[Task]:
Repeat the data that follows, word for word, without the images.

[Recorded data]:
* Begin *

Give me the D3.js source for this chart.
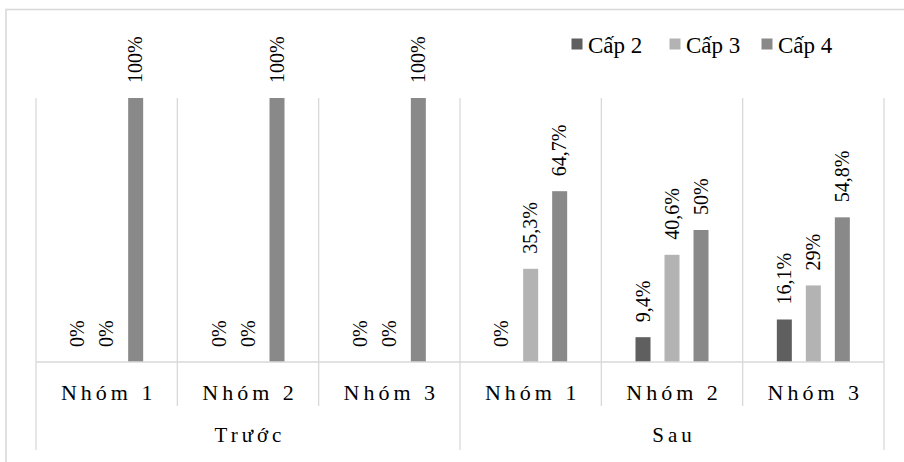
<!DOCTYPE html>
<html>
<head>
<meta charset="utf-8">
<script src="https://cdn.jsdelivr.net/npm/d3@7"></script>
<style>
  html, body { margin: 0; padding: 0; background: #fff; }
  svg text { font-family: "Liberation Serif", "Times New Roman", Times, "DejaVu Serif", serif; }
</style>
</head>
<body>
<svg id="chart" width="904" height="462"></svg>
<script>
// ---- data ----
const periods = ["Trước", "Sau"];
const groups = ["Nhóm 1", "Nhóm 2", "Nhóm 3"];
const series = ["Cấp 2", "Cấp 3", "Cấp 4"];
const cap2 = [0, 0, 0, 0, 9.4, 16.1];
const cap3 = [0, 0, 0, 35.3, 40.6, 29];
const cap4 = [100, 100, 100, 64.7, 50, 54.8];
const labels2 = ["0%", "0%", "0%", "0%", "9,4%", "16,1%"];
const labels3 = ["0%", "0%", "0%", "35,3%", "40,6%", "29%"];
const labels4 = ["100%", "100%", "100%", "64,7%", "50%", "54,8%"];
const colors = ["#5f5f5f", "#b3b3b3", "#898989"];

(function () {
const FONT = "'Liberation Serif', 'Times New Roman', Times, 'DejaVu Serif', serif";
const svg = d3.select("#chart").attr("font-family", FONT);
const gridColor = "#d9d9d9";

// outer chart border (extends beyond window on right/bottom)
svg.append("rect").attr("x", 6).attr("y", 9.5).attr("width", 1000).attr("height", 600)
  .attr("fill", "none").attr("stroke", gridColor).attr("stroke-width", 1.6);

const plotLeft = 36, plotRight = 884, plotTop = 98, base = 362;
const cats = [];
periods.forEach(p => groups.forEach(g => cats.push(p + "|" + g)));

const x0 = d3.scaleBand().domain(cats).range([plotLeft, plotRight]).paddingInner(0).paddingOuter(0);
const x1 = d3.scaleBand().domain(series).range([0, x0.bandwidth()])
  .paddingInner(14 / 29).paddingOuter(1.178);
const y = d3.scaleLinear().domain([0, 100]).range([base, plotTop]);

const vals = [cap2, cap3, cap4];
const labs = [labels2, labels3, labels4];

// vertical separators
cats.forEach((c, i) => {
  const xl = x0(c);
  const outer = (i % 3 === 0);
  svg.append("line").attr("x1", xl).attr("x2", xl).attr("y1", plotTop)
    .attr("y2", outer ? 450 : 406).attr("stroke", gridColor).attr("stroke-width", 1.3);
});
svg.append("line").attr("x1", plotRight).attr("x2", plotRight).attr("y1", plotTop).attr("y2", 450)
  .attr("stroke", gridColor).attr("stroke-width", 1.3);

// bars
series.forEach((s, si) => {
  svg.append("g").selectAll("rect").data(cats).join("rect")
    .attr("x", (c) => x0(c) + x1(s))
    .attr("width", x1.bandwidth())
    .attr("y", (c, i) => y(vals[si][i]))
    .attr("height", (c, i) => base - y(vals[si][i]))
    .attr("fill", colors[si]);
});

// axis baseline
svg.append("line").attr("x1", plotLeft).attr("x2", plotRight).attr("y1", base).attr("y2", base)
  .attr("stroke", gridColor).attr("stroke-width", 1.5);

// data labels
series.forEach((s, si) => {
  svg.append("g").selectAll("text").data(cats).join("text")
    .attr("font-family", FONT)
    .attr("transform", (c, i) => {
      const cx = x0(c) + x1(s) + x1.bandwidth() / 2 + 6.8;
      const yy = y(vals[si][i]) - 15;
      return `translate(${cx},${yy}) rotate(-90)`;
    })
    .attr("text-anchor", "start")
    .attr("font-size", 20)
    .attr("fill", "#000")
    .text((c, i) => labs[si][i]);
});

// category labels
cats.forEach((c, i) => {
  svg.append("text")
    .attr("font-family", FONT)
    .attr("x", x0(c) + x0.bandwidth() / 2 + 2)
    .attr("y", 400)
    .attr("text-anchor", "middle")
    .attr("font-size", 22)
    .attr("letter-spacing", 4)
    .attr("fill", "#000")
    .text(groups[i % 3]);
});
periods.forEach((p, pi) => {
  const a = x0(cats[pi * 3]);
  const b = x0(cats[pi * 3 + 2]) + x0.bandwidth();
  svg.append("text")
    .attr("font-family", FONT)
    .attr("x", (a + b) / 2 + 2)
    .attr("y", 442)
    .attr("text-anchor", "middle")
    .attr("font-size", 21)
    .attr("letter-spacing", 4)
    .attr("fill", "#000")
    .text(p);
});

// legend
const legX = [571.5, 669.5, 761.5];
series.forEach((s, si) => {
  svg.append("rect").attr("x", legX[si]).attr("y", 38.5).attr("width", 11).attr("height", 11)
    .attr("fill", colors[si]);
  svg.append("text").attr("font-family", FONT).attr("x", legX[si] + 16.5).attr("y", 53)
    .attr("font-size", 23).attr("fill", "#000").text(s);
});
})();
</script>
</body>
</html>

* End *

[Task response]:
Give me the D3.js source for this chart.
<!DOCTYPE html>
<html>
<head>
<meta charset="utf-8">
<script src="https://cdn.jsdelivr.net/npm/d3@7"></script>
<style>
  html, body { margin: 0; padding: 0; background: #fff; }
  svg text { font-family: "Liberation Serif", "Times New Roman", Times, "DejaVu Serif", serif; }
</style>
</head>
<body>
<svg id="chart" width="904" height="462"></svg>
<script>
// ---- data ----
const periods = ["Trước", "Sau"];
const groups = ["Nhóm 1", "Nhóm 2", "Nhóm 3"];
const series = ["Cấp 2", "Cấp 3", "Cấp 4"];
const cap2 = [0, 0, 0, 0, 9.4, 16.1];
const cap3 = [0, 0, 0, 35.3, 40.6, 29];
const cap4 = [100, 100, 100, 64.7, 50, 54.8];
const labels2 = ["0%", "0%", "0%", "0%", "9,4%", "16,1%"];
const labels3 = ["0%", "0%", "0%", "35,3%", "40,6%", "29%"];
const labels4 = ["100%", "100%", "100%", "64,7%", "50%", "54,8%"];
const colors = ["#5f5f5f", "#b3b3b3", "#898989"];

(function () {
const FONT = "'Liberation Serif', 'Times New Roman', Times, 'DejaVu Serif', serif";
const svg = d3.select("#chart").attr("font-family", FONT);
const gridColor = "#d9d9d9";

// outer chart border (extends beyond window on right/bottom)
svg.append("rect").attr("x", 6).attr("y", 9.5).attr("width", 1000).attr("height", 600)
  .attr("fill", "none").attr("stroke", gridColor).attr("stroke-width", 1.6);

const plotLeft = 36, plotRight = 884, plotTop = 98, base = 362;
const cats = [];
periods.forEach(p => groups.forEach(g => cats.push(p + "|" + g)));

const x0 = d3.scaleBand().domain(cats).range([plotLeft, plotRight]).paddingInner(0).paddingOuter(0);
const x1 = d3.scaleBand().domain(series).range([0, x0.bandwidth()])
  .paddingInner(14 / 29).paddingOuter(1.178);
const y = d3.scaleLinear().domain([0, 100]).range([base, plotTop]);

const vals = [cap2, cap3, cap4];
const labs = [labels2, labels3, labels4];

// vertical separators
cats.forEach((c, i) => {
  const xl = x0(c);
  const outer = (i % 3 === 0);
  svg.append("line").attr("x1", xl).attr("x2", xl).attr("y1", plotTop)
    .attr("y2", outer ? 450 : 406).attr("stroke", gridColor).attr("stroke-width", 1.3);
});
svg.append("line").attr("x1", plotRight).attr("x2", plotRight).attr("y1", plotTop).attr("y2", 450)
  .attr("stroke", gridColor).attr("stroke-width", 1.3);

// bars
series.forEach((s, si) => {
  svg.append("g").selectAll("rect").data(cats).join("rect")
    .attr("x", (c) => x0(c) + x1(s))
    .attr("width", x1.bandwidth())
    .attr("y", (c, i) => y(vals[si][i]))
    .attr("height", (c, i) => base - y(vals[si][i]))
    .attr("fill", colors[si]);
});

// axis baseline
svg.append("line").attr("x1", plotLeft).attr("x2", plotRight).attr("y1", base).attr("y2", base)
  .attr("stroke", gridColor).attr("stroke-width", 1.5);

// data labels
series.forEach((s, si) => {
  svg.append("g").selectAll("text").data(cats).join("text")
    .attr("font-family", FONT)
    .attr("transform", (c, i) => {
      const cx = x0(c) + x1(s) + x1.bandwidth() / 2 + 6.8;
      const yy = y(vals[si][i]) - 15;
      return `translate(${cx},${yy}) rotate(-90)`;
    })
    .attr("text-anchor", "start")
    .attr("font-size", 20)
    .attr("fill", "#000")
    .text((c, i) => labs[si][i]);
});

// category labels
cats.forEach((c, i) => {
  svg.append("text")
    .attr("font-family", FONT)
    .attr("x", x0(c) + x0.bandwidth() / 2 + 2)
    .attr("y", 400)
    .attr("text-anchor", "middle")
    .attr("font-size", 22)
    .attr("letter-spacing", 4)
    .attr("fill", "#000")
    .text(groups[i % 3]);
});
periods.forEach((p, pi) => {
  const a = x0(cats[pi * 3]);
  const b = x0(cats[pi * 3 + 2]) + x0.bandwidth();
  svg.append("text")
    .attr("font-family", FONT)
    .attr("x", (a + b) / 2 + 2)
    .attr("y", 442)
    .attr("text-anchor", "middle")
    .attr("font-size", 21)
    .attr("letter-spacing", 4)
    .attr("fill", "#000")
    .text(p);
});

// legend
const legX = [571.5, 669.5, 761.5];
series.forEach((s, si) => {
  svg.append("rect").attr("x", legX[si]).attr("y", 38.5).attr("width", 11).attr("height", 11)
    .attr("fill", colors[si]);
  svg.append("text").attr("font-family", FONT).attr("x", legX[si] + 16.5).attr("y", 53)
    .attr("font-size", 23).attr("fill", "#000").text(s);
});
})();
</script>
</body>
</html>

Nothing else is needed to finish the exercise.